*Written instruction*
Copy exactly, and only, the lines below from the first through the one containing "const seriesNames = ['F=20%','F=40%','F=60%','F=80%'];", both included; pictures are omitted.

•••••

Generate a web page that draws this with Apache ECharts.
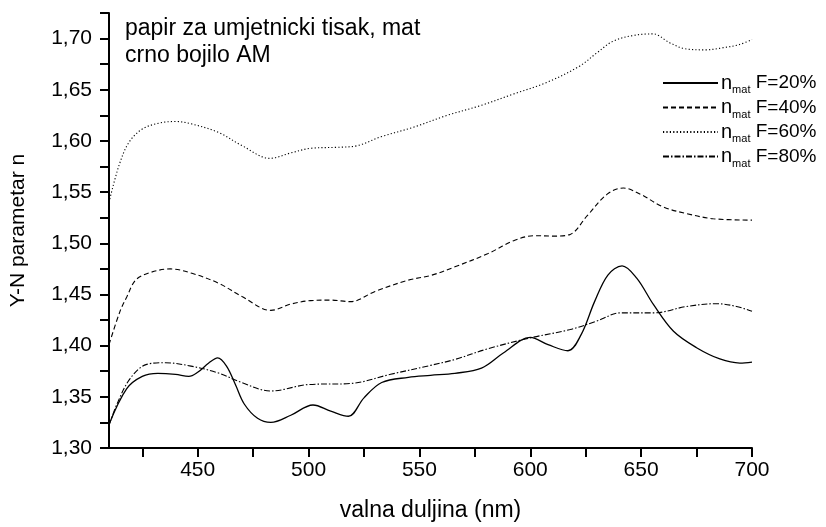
<!DOCTYPE html>
<html>
<head>
<meta charset="utf-8">
<script src="https://cdn.jsdelivr.net/npm/echarts@6/dist/echarts.min.js"></script>
<style>html,body{margin:0;padding:0;background:#fff}#c{width:826px;height:527px}</style>
</head>
<body>
<div id="c"></div>
<script>
// ---- data ----
const xTicks = [425,450,475,500,525,550,575,600,625,650,675,700];
const xLabels = [450,500,550,600,650,700];
const yTicks = [1.300,1.325,1.350,1.375,1.400,1.425,1.450,1.475,1.500,1.525,1.550,1.575,1.600,1.625,1.650,1.675,1.700,1.725];
const yLabels = [1.30,1.35,1.40,1.45,1.50,1.55,1.60,1.65,1.70];

const seriesNames = ['F=20%','F=40%','F=60%','F=80%'];

const wl20 = [410,418,425,432,440,446,450,455,459,463,467,471,477,483,492,502,510,518,525,533,545,555,566,578,588,600,608,617,623,629,635,641.4,648,655.6,664.6,675,685.5,694.5,700];
const n20  = [1.323,1.358,1.370,1.373,1.372,1.370,1.374,1.383,1.388,1.380,1.362,1.343,1.329,1.325,1.332,1.342,1.336,1.331,1.349,1.364,1.369,1.371,1.373,1.378,1.393,1.408,1.401,1.395,1.411,1.443,1.469,1.478,1.466,1.440,1.414,1.398,1.387,1.383,1.384];

const wl40 = [410,415,418,422,428,437.7,447.4,459.4,470,483,492,501,510,519,530,545,555,566,581,593,602,611,618,625.7,634.7,642,649.6,660,670.6,682.5,700];
const n40  = [1.401,1.4337,1.4475,1.464,1.471,1.475,1.4707,1.461,1.448,1.4345,1.4406,1.444,1.4445,1.443,1.453,1.464,1.4685,1.477,1.490,1.503,1.5074,1.507,1.5087,1.527,1.548,1.554,1.548,1.5355,1.529,1.524,1.5226];

const wl60 = [410,414.5,419,425,432.5,440,447.4,459.4,470,482.6,492,501,513,522,532.6,547.6,562.5,577.5,592.5,607.5,622.4,630,637.4,646.4,655.4,662.8,670,679,686.8,694,700];
const n60  = [1.540,1.576,1.5986,1.6116,1.6174,1.619,1.6165,1.6083,1.5954,1.583,1.5883,1.5928,1.5938,1.5954,1.604,1.6136,1.625,1.6345,1.6459,1.6572,1.6733,1.686,1.6975,1.703,1.7046,1.696,1.690,1.689,1.691,1.694,1.699];

const wl80 = [410,414,419.6,427,435.5,447,459,470,483,500,519,537,555,566,581,600,618,630,640.7,655.6,670.6,684,693,700];
const n80  = [1.322,1.345,1.368,1.3817,1.3833,1.380,1.3735,1.3638,1.3557,1.362,1.363,1.372,1.3807,1.3865,1.397,1.4076,1.4157,1.424,1.432,1.432,1.4383,1.441,1.4383,1.4335];

// ---- chart ----
const FONT = 'Liberation Sans, Arial, sans-serif';
const zip = (a, b) => a.map((v, i) => [v, b[i]]);
const dashes = ['solid', [5, 3], [1.2, 2.2], [6, 2, 1.5, 2]];
const dataSets = [zip(wl20, n20), zip(wl40, n40), zip(wl60, n60), zip(wl80, n80)];

const chart = echarts.init(document.getElementById('c'), null, {renderer: 'canvas'});
chart.setOption({
  animation: false,
  backgroundColor: '#fff',
  textStyle: {fontFamily: FONT, color: '#000'},
  title: {
    text: 'papir za umjetnicki tisak, mat\ncrno bojilo AM',
    left: 125, top: 15, padding: 0,
    textStyle: {fontFamily: FONT, fontSize: 23, fontWeight: 'normal', color: '#000', lineHeight: 27}
  },
  grid: {left: 107, right: 74, top: 13, bottom: 76, containLabel: false},
  legend: {
    orient: 'vertical', left: 657, top: 68,
    itemWidth: 55, itemHeight: 12, itemGap: 2,
    data: seriesNames,
    itemStyle: {opacity: 0},
    formatter: name => '{n|n}{s|mat}{t| ' + name + '}',
    textStyle: {
      fontFamily: FONT, color: '#000', padding: [0, 0, 0, -2],
      rich: {
        n: {fontSize: 20, lineHeight: 25, fontFamily: FONT, verticalAlign: 'middle'},
        s: {fontSize: 11, lineHeight: 8, fontFamily: FONT, verticalAlign: 'bottom'},
        t: {fontSize: 19, lineHeight: 25, fontFamily: FONT, verticalAlign: 'middle'}
      }
    }
  },
  xAxis: {
    type: 'value', min: 410, max: 700,
    name: 'valna duljina (nm)', nameLocation: 'middle', nameGap: 51,
    nameTextStyle: {fontFamily: FONT, fontSize: 23, color: '#000'},
    axisLine: {onZero: false, lineStyle: {color: '#000', width: 2}},
    axisTick: {show: true, inside: false, length: 9, lineStyle: {color: '#000', width: 2}, customValues: xTicks},
    axisLabel: {fontFamily: FONT, fontSize: 21, color: '#000', margin: 12, customValues: xLabels},
    splitLine: {show: false}
  },
  yAxis: {
    type: 'value', min: 1.30, max: 1.725,
    name: 'Y-N parametar n', nameLocation: 'middle', nameGap: 80, nameRotate: 90,
    nameTextStyle: {fontFamily: FONT, fontSize: 21, color: '#000'},
    axisLine: {onZero: false, lineStyle: {color: '#000', width: 2}},
    axisTick: {show: true, inside: false, length: 9, lineStyle: {color: '#000', width: 2}, customValues: yTicks},
    axisLabel: {fontFamily: FONT, fontSize: 21, color: '#000', margin: 17, customValues: yLabels,
      formatter: v => v.toFixed(2).replace('.', ',')},
    splitLine: {show: false}
  },
  series: dataSets.map((d, i) => ({
    name: seriesNames[i],
    type: 'line',
    data: d,
    smooth: 0.35,
    symbol: 'none',
    showSymbol: false,
    lineStyle: {color: '#000', width: i === 0 ? 1.3 : 1.1, type: dashes[i]},
    itemStyle: {color: '#000'}
  }))
});
</script>
</body>
</html>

•••••

*Response for this exercise*
Generate a web page that draws this with Apache ECharts.
<!DOCTYPE html>
<html>
<head>
<meta charset="utf-8">
<script src="https://cdn.jsdelivr.net/npm/echarts@6/dist/echarts.min.js"></script>
<style>html,body{margin:0;padding:0;background:#fff}#c{width:826px;height:527px}</style>
</head>
<body>
<div id="c"></div>
<script>
// ---- data ----
const xTicks = [425,450,475,500,525,550,575,600,625,650,675,700];
const xLabels = [450,500,550,600,650,700];
const yTicks = [1.300,1.325,1.350,1.375,1.400,1.425,1.450,1.475,1.500,1.525,1.550,1.575,1.600,1.625,1.650,1.675,1.700,1.725];
const yLabels = [1.30,1.35,1.40,1.45,1.50,1.55,1.60,1.65,1.70];

const seriesNames = ['F=20%','F=40%','F=60%','F=80%'];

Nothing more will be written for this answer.